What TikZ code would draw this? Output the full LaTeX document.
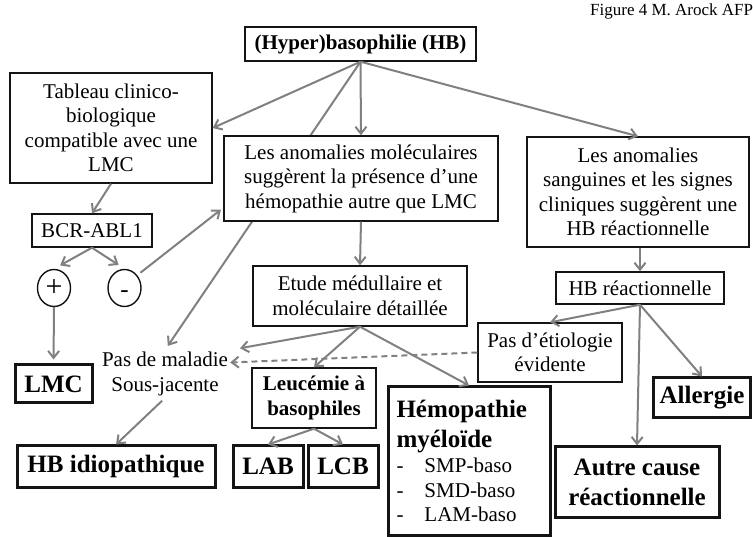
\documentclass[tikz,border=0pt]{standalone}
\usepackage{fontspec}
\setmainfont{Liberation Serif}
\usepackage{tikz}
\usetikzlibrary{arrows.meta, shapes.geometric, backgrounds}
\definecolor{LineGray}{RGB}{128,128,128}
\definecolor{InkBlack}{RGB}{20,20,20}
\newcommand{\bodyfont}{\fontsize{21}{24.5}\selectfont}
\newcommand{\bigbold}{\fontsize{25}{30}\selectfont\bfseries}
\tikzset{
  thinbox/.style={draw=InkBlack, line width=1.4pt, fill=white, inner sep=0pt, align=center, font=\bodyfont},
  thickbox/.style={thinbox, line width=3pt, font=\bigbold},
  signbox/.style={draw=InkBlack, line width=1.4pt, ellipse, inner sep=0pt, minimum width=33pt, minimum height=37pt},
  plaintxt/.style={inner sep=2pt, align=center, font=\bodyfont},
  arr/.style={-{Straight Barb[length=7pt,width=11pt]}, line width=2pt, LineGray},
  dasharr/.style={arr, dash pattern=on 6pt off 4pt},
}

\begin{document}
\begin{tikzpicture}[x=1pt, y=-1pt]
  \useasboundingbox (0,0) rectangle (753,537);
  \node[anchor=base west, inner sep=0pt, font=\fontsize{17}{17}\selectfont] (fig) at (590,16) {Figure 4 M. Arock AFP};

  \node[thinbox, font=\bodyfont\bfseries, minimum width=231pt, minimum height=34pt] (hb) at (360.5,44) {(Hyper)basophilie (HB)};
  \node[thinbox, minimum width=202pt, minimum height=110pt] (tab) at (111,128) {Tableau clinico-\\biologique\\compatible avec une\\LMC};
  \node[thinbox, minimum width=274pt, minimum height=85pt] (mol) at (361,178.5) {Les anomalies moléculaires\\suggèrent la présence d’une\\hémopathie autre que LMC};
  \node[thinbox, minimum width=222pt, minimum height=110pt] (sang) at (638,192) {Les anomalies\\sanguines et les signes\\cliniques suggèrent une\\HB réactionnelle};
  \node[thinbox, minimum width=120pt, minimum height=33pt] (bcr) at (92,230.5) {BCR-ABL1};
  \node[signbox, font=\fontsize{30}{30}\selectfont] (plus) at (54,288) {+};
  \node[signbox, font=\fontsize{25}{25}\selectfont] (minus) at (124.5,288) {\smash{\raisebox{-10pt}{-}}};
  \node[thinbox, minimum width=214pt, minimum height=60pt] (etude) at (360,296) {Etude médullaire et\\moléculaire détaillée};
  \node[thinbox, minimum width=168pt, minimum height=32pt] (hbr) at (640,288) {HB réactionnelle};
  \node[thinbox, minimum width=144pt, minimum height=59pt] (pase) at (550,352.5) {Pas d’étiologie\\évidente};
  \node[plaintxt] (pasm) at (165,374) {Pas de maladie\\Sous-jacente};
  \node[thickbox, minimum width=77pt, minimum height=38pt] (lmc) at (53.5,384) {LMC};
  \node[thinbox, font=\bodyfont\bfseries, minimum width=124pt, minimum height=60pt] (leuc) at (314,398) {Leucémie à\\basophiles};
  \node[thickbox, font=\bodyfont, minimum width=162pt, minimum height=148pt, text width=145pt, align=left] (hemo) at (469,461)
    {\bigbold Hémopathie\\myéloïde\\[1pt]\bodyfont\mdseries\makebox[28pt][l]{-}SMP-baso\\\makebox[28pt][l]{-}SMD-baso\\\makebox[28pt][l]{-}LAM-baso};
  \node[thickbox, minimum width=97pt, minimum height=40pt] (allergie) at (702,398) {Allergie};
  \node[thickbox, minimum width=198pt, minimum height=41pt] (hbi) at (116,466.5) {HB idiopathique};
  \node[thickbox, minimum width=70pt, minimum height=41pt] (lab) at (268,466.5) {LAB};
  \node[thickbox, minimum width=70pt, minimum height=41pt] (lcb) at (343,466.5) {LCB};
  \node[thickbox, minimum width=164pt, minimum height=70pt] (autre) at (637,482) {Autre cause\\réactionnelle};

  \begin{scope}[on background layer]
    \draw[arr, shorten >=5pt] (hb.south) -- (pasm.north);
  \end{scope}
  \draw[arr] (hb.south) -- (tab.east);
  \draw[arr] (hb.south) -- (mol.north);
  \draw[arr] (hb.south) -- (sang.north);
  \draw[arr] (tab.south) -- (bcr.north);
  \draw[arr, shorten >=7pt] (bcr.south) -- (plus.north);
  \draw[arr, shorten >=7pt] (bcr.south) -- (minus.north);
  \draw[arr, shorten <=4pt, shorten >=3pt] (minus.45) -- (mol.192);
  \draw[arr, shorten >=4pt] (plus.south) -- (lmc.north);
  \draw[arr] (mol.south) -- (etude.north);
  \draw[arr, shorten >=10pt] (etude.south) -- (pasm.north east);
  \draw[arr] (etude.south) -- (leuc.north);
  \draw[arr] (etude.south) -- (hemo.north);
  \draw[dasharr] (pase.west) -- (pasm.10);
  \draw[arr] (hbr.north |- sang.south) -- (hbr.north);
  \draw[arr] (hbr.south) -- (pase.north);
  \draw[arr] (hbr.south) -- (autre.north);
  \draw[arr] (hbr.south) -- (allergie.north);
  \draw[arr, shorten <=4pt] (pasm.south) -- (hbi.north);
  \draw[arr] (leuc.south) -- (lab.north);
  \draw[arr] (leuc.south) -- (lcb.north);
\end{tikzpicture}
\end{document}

==

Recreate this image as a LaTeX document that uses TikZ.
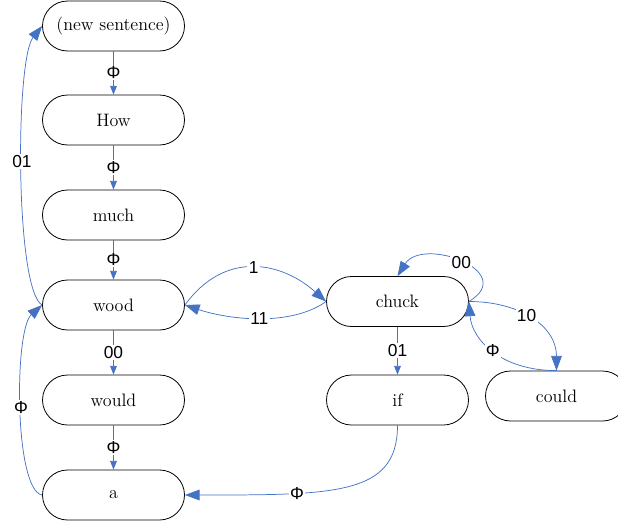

◆ **REQUIREMENT**
Look through the entries above. Extract each line with the word "LaTeX".

◆ **EXPECTED ANSWER**
What TikZ code would draw this? Output the full LaTeX document.
Recreate this image as a LaTeX document that uses TikZ.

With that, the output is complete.